Seminarista Brian Guerrero Ramírez,
I Formando Formando Discípulos Misioneros de Cristo.
Pascua para todo cristiano católico es la fiesta de la nueva creación, aquella que conmemora la resurrección de nuestro Señor Jesucristo, piedra angular de nuestra Fe. Acontecimiento que mostró como es posible resurgir de la muerte y liberar al hombre de las ataduras del pecado. Pero previo a este trascendental acontecimiento, como creyentes debimos caminar por el desierto de la Cuaresma y contemplar a Jesús agonizante y muerto en la cruz.
Una vez recorrido este camino, se debe llegar hasta la Pascua de la misma manera que María Magdalena, es decir, descubrir la tumba vacía y encontrarse con Cristo resucitado.

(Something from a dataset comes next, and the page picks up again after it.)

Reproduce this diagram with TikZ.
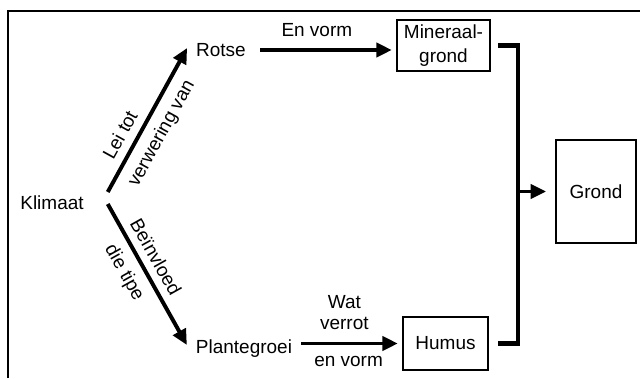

Este es un encuentro que nos debe cambiar la vida, el que debe motivar a dejar los vestidos y con ello las actitudes del hombre viejo para revestirnos del hombre nuevo para con ello recuperar nuestra dignidad.
Es en este tiempo de Pascua en donde debemos sentirnos renacidos, libres del mal y configurados con Cristo, sin embargo ¿verdaderamente ha resucitado Cristo dentro de mí? ¿pude recorrer el desierto cuaresmal con recta intención y con el compromiso de durante la pasión de Cristo de sufrir y morir por Él, para luego renacer con Él?, es posible que, si reflexionamos, la respuesta no sea tan alentadora.
Sin embargo, como se pone en boca de María Magdalena en el himno de la Secuencia que cantamos durante la Octava de Pascua “Resucitó de verás mi amor y mi esperanza” esperanza que, en conjunto con el inmenso amor del Señor, se traduce en una oferta siempre disponible, en una especie de cheque en blanco firmado para cuando decidamos de manera libremente dejar el Cristo resucite en nuestros corazones y transforme nuestras vidas.
Si dejamos suceder esto, acontece algo realmente nuevo, que cambia nuestra condición como persona y de nuestro mundo; le damos paso y lo dejamos estar al frente como la luz que nos marca el rumbo, disipa las tinieblas. Cuando dejamos al resucitado actuar en nuestras vidas, se convierte en el Cirio que ilumina nuestro templo, para que el Santo Espíritu se vuelva a posar dentro de este. Es dejar de pertenecer al pasado, para que configurados con el Señor transmitamos a los demás la alegría del resucitado.